LA HABANA, Cuba – Mi amiga Valeria se pasó todo el mes de agosto pensando adónde llevar a su hija de siete años. Como estaban en vacaciones, se sentía en la obligación de sacarla a pasear, pero tanto ella como la niña están ya cansadas de ir a los mismos lugares: el Acuario, con sus cuatro peces y la actuación de los lobos marinos, muy bonita pero que ya las aburre de tanto haberla visto; o el jardín Zoológico de Avenida 26, con sus pocos animales enjaulados, que también conocen de memoria pues visitan mucho ese lugar durante el año.
Ésas son las verdaderas opciones, pues para ir al Parque Lenin, el Zoológico Nacional (que a diferencia del que queda en la ciudad, tiene los animales sueltos) o el Jardín Botánico, todos en las afueras de La Habana, hay que depender de un ómnibus especial para la ida y la vuelta. En esa opción prefieren ni pensar.
A la playa sí han podido ir, pues una guagua que fleta una comunidad cristiana las lleva y las trae hasta la esquina de la casa. La desventaja es que –como es lógico– hay que ajustarse a su horario, lo que a veces resulta desesperante, pues con tanto sol muchas veces tienen ganas de volver y no pueden hacerlo hasta que se cumpla el horario del regreso.
Hasta el momento, el teatro Guiñol es lo más económico. Cuesta cinco pesos cubanos (unos 25 centavos de dólar) la entrada de los mayores y tres pesos la de los niños. También tiene de bueno que funciona el aire acondicionado. Al salir, a pocos pasos venden una pizza infernal al mismo precio de cinco pesos. Y como la niña la encuentra buena, queda satisfecha.
Escogiendo uno de estos lugares para cerrar las vacaciones y dejar en la niña la ilusión de haber paseado “a todos lados”, Valeria se decidió finalmente por el Zoológico. En parte por tener tanta vegetación –y, por ende, bastante sombra–; también por ser un lugar bastante económico.
Al llegar allí, uno de los últimos días de agosto, lo primero que notó fue un aumento en el precio de la entrada.
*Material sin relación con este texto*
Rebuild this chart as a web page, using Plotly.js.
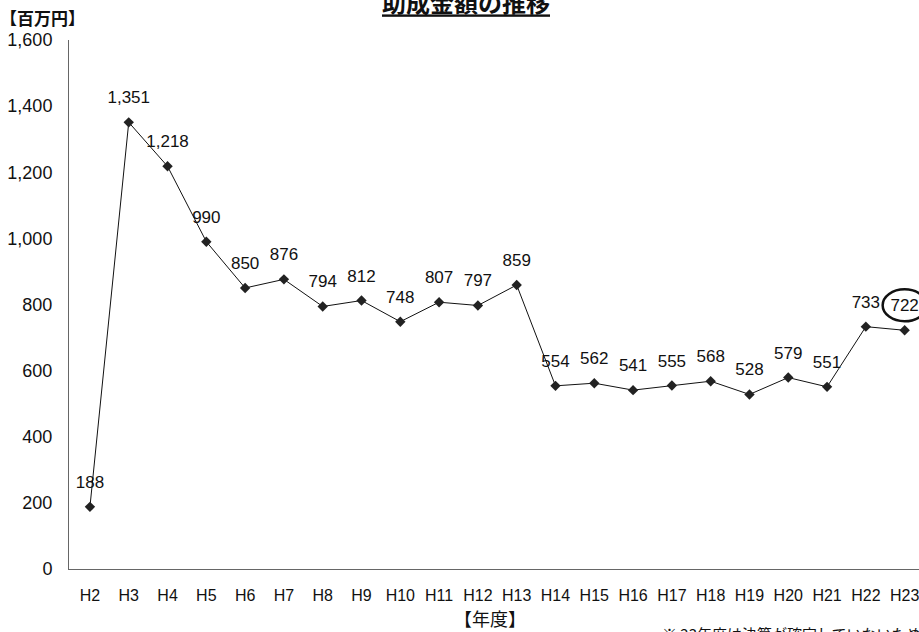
<!DOCTYPE html>
<html>
<head>
<meta charset="utf-8">
<script src="https://cdn.plot.ly/plotly-3.0.1.min.js"></script>
<style>html,body{margin:0;padding:0;background:#fff;}#chart{width:919px;height:632px;}</style>
</head>
<body>
<div id="chart"></div>
<script>
const years = ["H2","H3","H4","H5","H6","H7","H8","H9","H10","H11","H12","H13","H14","H15","H16","H17","H18","H19","H20","H21","H22","H23"];
const amounts = [188,1351,1218,990,850,876,794,812,748,807,797,859,554,562,541,555,568,528,579,551,733,722];
const yTicks = [0,200,400,600,800,1000,1200,1400,1600];

const FONT = '"Liberation Sans", Arial, "Noto Sans CJK JP", sans-serif';
const CJK = '"Noto Sans CJK JP", sans-serif';
const labels = amounts.map(v => v.toLocaleString('en-US'));

const lineTrace = {
  type: 'scatter',
  mode: 'lines+markers',
  x: years,
  y: amounts,
  line: {color: '#111', width: 1},
  marker: {symbol: 'diamond', size: 8, color: '#222'},
  cliponaxis: false,
  hoverinfo: 'skip'
};

const labelTrace = {
  type: 'scatter',
  mode: 'markers+text',
  x: years,
  y: amounts,
  text: labels,
  textposition: 'top center',
  textfont: {family: FONT, size: 17, color: '#111'},
  marker: {size: 22, opacity: 0},
  cliponaxis: false,
  hoverinfo: 'skip'
};

const layout = {
  width: 919, height: 632,
  margin: {l: 69, r: 0, t: 40, b: 63},
  paper_bgcolor: '#fff', plot_bgcolor: '#fff',
  showlegend: false,
  font: {family: FONT, color: '#111', size: 15},
  title: {
    text: '<span style="text-decoration:underline">助成金額の推移</span>',
    font: {family: CJK, size: 24, color: '#111', weight: 'bold'},
    x: 466/919, xanchor: 'center', xref: 'container',
    y: 1 - 4/632, yanchor: 'middle', yref: 'container'
  },
  xaxis: {
    type: 'category',
    range: [-0.54, 21.37],
    showline: true, linecolor: '#666', linewidth: 1,
    showgrid: false, zeroline: false, ticks: '',
    tickfont: {family: FONT, size: 16, color: '#111'},
    ticklabelstandoff: 12
  },
  yaxis: {
    range: [0, 1600],
    tickvals: yTicks,
    ticktext: yTicks.map(v => v.toLocaleString('en-US')),
    showline: true, linecolor: '#666', linewidth: 1,
    showgrid: false, zeroline: false, ticks: '',
    tickfont: {family: FONT, size: 18, color: '#111'},
    ticklabelstandoff: 12
  },
  annotations: [
    {text: '【百万円】', xref: 'paper', yref: 'paper', x: -71/850, y: 1 + 23/529,
     xanchor: 'left', yanchor: 'middle', showarrow: false,
     font: {family: CJK, size: 17, color: '#111', weight: 'bold'}},
    {text: '【年度】', xref: 'paper', yref: 'paper', x: (490-69)/850, y: -49/529,
     xanchor: 'center', yanchor: 'middle', showarrow: false,
     font: {family: CJK, size: 18, color: '#111'}},
    {text: '※ 23年度は決算が確定していないため', xref: 'paper', yref: 'paper', x: (660-69)/850, y: -52/529,
     xanchor: 'left', yanchor: 'top', showarrow: false,
     font: {family: CJK, size: 15, color: '#111'}}
  ],
  shapes: [
    {type: 'circle', xref: 'x', yref: 'y', xsizemode: 'pixel', ysizemode: 'pixel',
     xanchor: years.length - 1, yanchor: amounts[amounts.length - 1],
     x0: -22, x1: 22, y0: 9, y1: 41,
     line: {color: '#111', width: 2.5}}
  ]
};

Plotly.newPlot('chart', [lineTrace, labelTrace], layout, {displayModeBar: false, staticPlot: true});
</script>
</body>
</html>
Pensó que tal vez se había confundido con el precio de otros lugares y pasaron directamente a la cola del trencito. Para montar este aparato –que tiene más de cincuenta años de explotación, pero todavía trabaja para satisfacción de grandes y chicos–, ha habido casi siempre una extensa fila de personas; pero Valeria se asombró de que esta vez no hubiese cola, y al mirar la ventanilla de venta de los tickets, vio el anuncio: el precio, en lugar de un peso por persona, era ahora de cinco pesos para los mayores y tres para los niños. El costo total, para ella y su hija, se había cuadruplicado.
Aprovechando que el tren demoraba, fueron a montar los ponis que hacen el recorrido más pequeño del mundo, poco más de 20 metros. Pero a la vez son baratos, inicialmente dos pesos, y desde hace un tiempo, tres. Pero ese día estaban cobrando cinco por la minúscula vuelta.
En el parque de diversiones, la actuación de los payasos, que han visto durante años sin pagar, costaba ahora cinco y tres pesos para grandes y chicos, respectivamente. Había aparecido un particular que cobraba diez pesos por permitirle a los niños saltar en un aparato inflable durante diez minutos.
En la cafetería, mostrando el ticket comprado en la entrada, daban la oportunidad de adquirir racionadamente unas golosinas por valor de 23 pesos; además, había otras ofertas de refrescos y helados a diez pesos.
Así, gastando más de veinte pesos por aquí, diez por allá y ocho por otro lado, Valeria gastó los cien pesos que había llevado. Casi un tercio de su salario mensual. Dejó sólo uno para el ómnibus de regreso, y conviene aclarar que el gasto no fue mayor porque no compró ningún juguete ni pagó un verdadero almuerzo.
Decidió que al Zoológico no van a ir más. A partir de ahora solo podrán ir al Teatro Guiñol, mientras no le suban el precio. Si eso pasara, ya verá qué hace.